Father hoped that: “Muslims on the New Testament and Christians on the Qur’an should begin to come to terms with a new understanding of what the sacred books represent. Both would be wrong in abandoning the challenge of dialogue and the experience of the encounter because of inconsistencies between the two faiths. My endeavor is rather to facilitate a new understanding and a new mutual openness to listening, without removing the differences between the two religious traditions. And the conviction that guides me is that dialogue with Islam is not only possible but also necessary to put an end to painful misunderstandings that have gone on for centuries.”
It is from this standpoint that Fr. Carzedda analytically addresses and challenges theological issues such as the mystery of the incarnation, Jesus’ Messiah-ship, the scandal of the Cross, the definition of Jesus as the Son of God, the mystery of the Holy Trinity. In many cases they are only paths of reflections that dialogue within the Silsilah Institute would have probably deepened further.
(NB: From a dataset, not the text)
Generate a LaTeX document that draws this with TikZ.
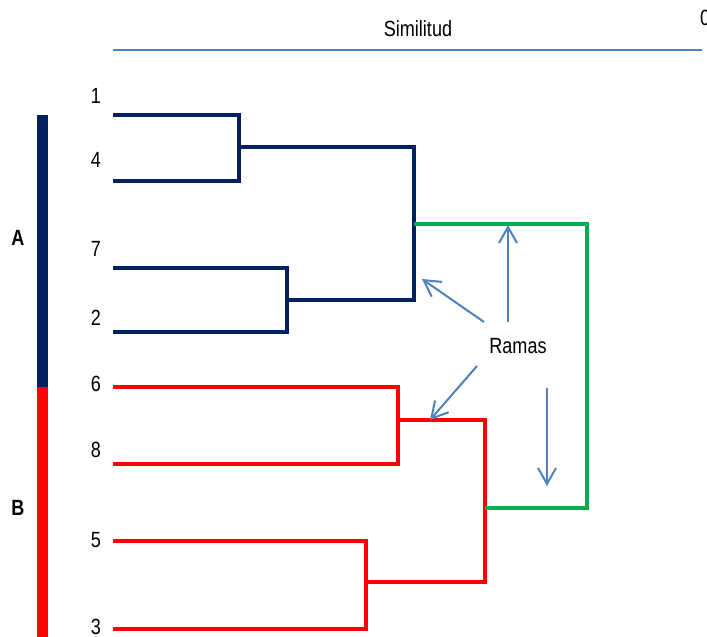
\documentclass[tikz,border=0pt]{standalone}
\usepackage{fontspec}
\setmainfont{Liberation Sans}
\usetikzlibrary{arrows.meta}
\definecolor{navyA}{HTML}{002060}
\definecolor{redB}{HTML}{FF0000}
\definecolor{greenR}{HTML}{00B050}
\definecolor{steel}{HTML}{4F81BD}
\tikzset{
  lbl/.style={inner sep=0pt, xscale=0.82, font=\fontsize{22}{26}\selectfont},
  grp/.style={lbl, font=\fontsize{22}{26}\selectfont\bfseries},
  branchA/.style={draw=navyA, line width=4.2pt},
  branchB/.style={draw=redB, line width=4.2pt},
  branchR/.style={draw=greenR, line width=4.5pt},
  pointer/.style={draw=steel, line width=2pt, -{Straight Barb[length=16pt,width=18pt]}},
  axisline/.style={draw=steel, line width=1.6pt}
}
\begin{document}
\begin{tikzpicture}[x=1pt, y=-1pt]
\useasboundingbox (0,0) rectangle (707,637);

% axis and title
\coordinate (axL) at (113,50);
\coordinate (axR) at (702,50);
\draw[axisline] (axL) -- (axR);
\node[lbl] (title) at (418,29) {Similitud};
\node[lbl, anchor=west] (zero) at (700,18) {0};

% group bars
\fill[navyA] (37,115) rectangle (48,387);
\fill[redB] (37,387) rectangle (48,637);
\node[grp] (gA) at (18,238) {A};
\node[grp] (gB) at (18,508) {B};

% leaf labels
\node[lbl] (n1) at (96,96) {1};
\node[lbl] (n4) at (96,160) {4};
\node[lbl] (n7) at (96,249) {7};
\node[lbl] (n2) at (96,318) {2};
\node[lbl] (n6) at (96,384) {6};
\node[lbl] (n8) at (96,450) {8};
\node[lbl] (n5) at (96,540) {5};
\node[lbl] (n3) at (96,627) {3};

% leaf starts
\coordinate (s1) at (113,115);
\coordinate (s4) at (113,181);
\coordinate (s7) at (113,268);
\coordinate (s2) at (113,332);
\coordinate (s6) at (113,387);
\coordinate (s8) at (113,464);
\coordinate (s5) at (113,541);
\coordinate (s3) at (113,629);

% merge points
\coordinate (c14) at (239,147);
\coordinate (c72) at (287,300);
\coordinate (cA)  at (414,224);
\coordinate (c68) at (398,420);
\coordinate (c53) at (366,582);
\coordinate (cB)  at (485,508);
\coordinate (root) at (587,366);

% cluster A
\draw[branchA] (s1) -| (c14) |- (s4);
\draw[branchA] (s7) -| (c72) |- (s2);
\draw[branchA] (c14) -| (cA) |- (c72);

% cluster B
\draw[branchB] (s6) -| (c68) |- (s8);
\draw[branchB] (s5) -| (c53) |- (s3);
\draw[branchB] (c68) -| (cB) |- (c53);

% joining branch
\draw[branchR] (cA) -| (root) |- (cB);

% annotation
\node[lbl] (ramas) at (518,346) {Ramas};
\coordinate (t1) at (484,322);
\coordinate (h1) at (422,279);
\coordinate (t2) at (508,322);
\coordinate (h2) at (508,225);
\coordinate (t3) at (477,366);
\coordinate (h3) at (430,420);
\coordinate (t4) at (547,388);
\coordinate (h4) at (547,486);
\draw[pointer] (t1) -- (h1);
\draw[pointer] (t2) -- (h2);
\draw[pointer] (t3) -- (h3);
\draw[pointer] (t4) -- (h4);
\end{tikzpicture}
\end{document}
It is also interesting to note the bond that Fr. Salvatore had with Fr. Tullio Favali, his PIME missionary confrere who had been killed in the area just seven years earlier on April 11, 1985. Fr. Tulio for his commitment in favor of justice of the poor and voice-less of the area. He mentions him in the acknowledgements of his book, along with many friends he had made over the ten years of his pastoral ministry in the Philippines. Fr. Carzedda writes of Fr. Tulio: “May his blood shed for peace in Mindanao challenge every Christian to take charge of the peace process through dialogue in the setting of conflict in which we live.”
This was precisely Fr. Salvatore’s first choice, even to the point of giving up his life. It is the challenge that makes his question about the meaning of the mystery of “Jesus, Son of Mary” also in the pages of the Qur’an, a very topical issue for today’s Christians.